Q: Why were you late for the interview? That’s not a good way to start out.
A: You’re buggin’ about a couple of minutes? For real?*
Q: What are your greatest strengths?
A: I can bench press maybe 150 pounds. Other than that, I’m kinda out of shape.
Q: No, I meant your work strengths.
A: There won’t be heavy lifting on this job, will there?
Q: What are your weaknesses?
A: Cute little red heads, tall slender blondes, dark chocolate, really good weed…
Q: Why did you leave your previous job?
A: I was fired for beating the shit out of my boss after he asked too many questions.

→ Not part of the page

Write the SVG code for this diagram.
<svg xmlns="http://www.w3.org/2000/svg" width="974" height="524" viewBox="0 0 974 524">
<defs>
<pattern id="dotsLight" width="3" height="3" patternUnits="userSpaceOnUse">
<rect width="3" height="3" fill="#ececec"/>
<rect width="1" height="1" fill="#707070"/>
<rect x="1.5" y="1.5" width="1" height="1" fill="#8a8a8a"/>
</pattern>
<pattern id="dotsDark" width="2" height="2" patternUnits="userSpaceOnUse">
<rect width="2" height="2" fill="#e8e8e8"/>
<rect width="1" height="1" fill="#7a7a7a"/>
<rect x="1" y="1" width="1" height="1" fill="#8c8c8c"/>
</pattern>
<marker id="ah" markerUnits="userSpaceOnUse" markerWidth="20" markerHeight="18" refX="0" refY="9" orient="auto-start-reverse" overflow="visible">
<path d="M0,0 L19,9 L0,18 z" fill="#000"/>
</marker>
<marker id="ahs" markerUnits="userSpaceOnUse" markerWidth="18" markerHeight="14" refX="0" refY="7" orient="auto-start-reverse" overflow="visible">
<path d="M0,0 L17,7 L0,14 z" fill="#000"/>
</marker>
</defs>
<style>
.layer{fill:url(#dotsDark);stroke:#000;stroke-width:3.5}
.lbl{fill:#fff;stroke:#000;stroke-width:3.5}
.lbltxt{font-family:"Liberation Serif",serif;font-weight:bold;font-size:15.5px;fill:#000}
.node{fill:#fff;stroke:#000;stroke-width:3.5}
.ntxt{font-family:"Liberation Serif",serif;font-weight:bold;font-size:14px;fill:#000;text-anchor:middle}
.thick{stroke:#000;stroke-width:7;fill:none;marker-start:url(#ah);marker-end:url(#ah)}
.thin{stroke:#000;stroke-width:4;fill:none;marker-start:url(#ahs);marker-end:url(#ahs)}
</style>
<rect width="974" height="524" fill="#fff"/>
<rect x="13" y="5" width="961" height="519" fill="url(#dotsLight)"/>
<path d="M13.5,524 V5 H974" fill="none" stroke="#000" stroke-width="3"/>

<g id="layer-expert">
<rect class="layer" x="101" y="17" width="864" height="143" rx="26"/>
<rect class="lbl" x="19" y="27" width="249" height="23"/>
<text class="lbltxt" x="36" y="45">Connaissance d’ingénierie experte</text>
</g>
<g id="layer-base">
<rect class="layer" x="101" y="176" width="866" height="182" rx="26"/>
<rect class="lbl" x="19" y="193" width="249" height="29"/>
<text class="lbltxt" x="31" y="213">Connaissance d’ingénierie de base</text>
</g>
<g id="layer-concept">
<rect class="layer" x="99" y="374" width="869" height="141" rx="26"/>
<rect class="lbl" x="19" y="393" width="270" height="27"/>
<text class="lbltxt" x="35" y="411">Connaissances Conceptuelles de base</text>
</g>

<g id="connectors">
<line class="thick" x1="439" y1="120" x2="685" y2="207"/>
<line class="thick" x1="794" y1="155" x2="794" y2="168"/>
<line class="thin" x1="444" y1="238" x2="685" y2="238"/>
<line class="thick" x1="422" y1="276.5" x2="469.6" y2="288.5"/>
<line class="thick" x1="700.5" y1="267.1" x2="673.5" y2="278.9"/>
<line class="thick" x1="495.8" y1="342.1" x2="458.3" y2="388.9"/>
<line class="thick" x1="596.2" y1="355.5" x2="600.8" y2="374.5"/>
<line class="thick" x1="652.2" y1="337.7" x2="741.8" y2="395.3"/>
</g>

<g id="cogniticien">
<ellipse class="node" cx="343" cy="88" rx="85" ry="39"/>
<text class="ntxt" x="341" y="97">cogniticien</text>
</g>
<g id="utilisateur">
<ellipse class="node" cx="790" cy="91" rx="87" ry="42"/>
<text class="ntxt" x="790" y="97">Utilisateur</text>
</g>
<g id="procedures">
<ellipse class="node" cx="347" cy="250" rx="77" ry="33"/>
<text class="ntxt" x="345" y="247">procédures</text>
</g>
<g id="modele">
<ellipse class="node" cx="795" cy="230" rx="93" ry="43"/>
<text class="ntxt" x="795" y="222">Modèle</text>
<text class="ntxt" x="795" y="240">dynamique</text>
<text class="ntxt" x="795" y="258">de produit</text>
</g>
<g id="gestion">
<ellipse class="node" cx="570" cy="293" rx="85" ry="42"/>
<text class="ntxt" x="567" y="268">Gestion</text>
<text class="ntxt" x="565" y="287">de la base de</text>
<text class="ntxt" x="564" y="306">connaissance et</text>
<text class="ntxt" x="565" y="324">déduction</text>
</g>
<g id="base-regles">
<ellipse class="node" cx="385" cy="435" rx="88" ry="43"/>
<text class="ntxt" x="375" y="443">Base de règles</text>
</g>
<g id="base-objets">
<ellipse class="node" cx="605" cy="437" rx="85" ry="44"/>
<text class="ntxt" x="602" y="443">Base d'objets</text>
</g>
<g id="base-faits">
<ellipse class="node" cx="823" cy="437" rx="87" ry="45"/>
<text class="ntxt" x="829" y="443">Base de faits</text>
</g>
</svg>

Are we done yet? This is getting on my nerves.
A2: I got three girls pregnant and them bitches thought I’d support them and their brats. (pause) Any cute bitches work here?
Q: Tell me about some of the problems you had on your last job and how you resolved them.
A: Look man, I only want to deal with positive things in life. I don’t deal with negative shit.
Of course, the best way to make it living hell for the interviewer, but also very short, is to play with your cell phone constantly and take calls from your friends where you talk VERY LOUDLY and insultingly about the interviewer.
“Hey, can you believe this bitch asked me about why I left CreepyCo?”
Put temporary tats all over your body, including your face. Find as many fake piercings too. Especially for very professional and/or heavy public contact jobs.
Use as much slang as possible and talk street, especially if you’re white and over 40.
Ask how much access to cash you’ll have on the job and if it’s easy to steal.
Intimate that the interviewer is really coming on to you and you’d like to do him/her right there on the table. C’mon, you know you want it!
“If the cops come looking for me, you ain’t gunna tell them I’m here, are you?”
- Actually said to me by a co-worker who was five minutes late to relieve me, the second time he’d been late out of four times relieving me.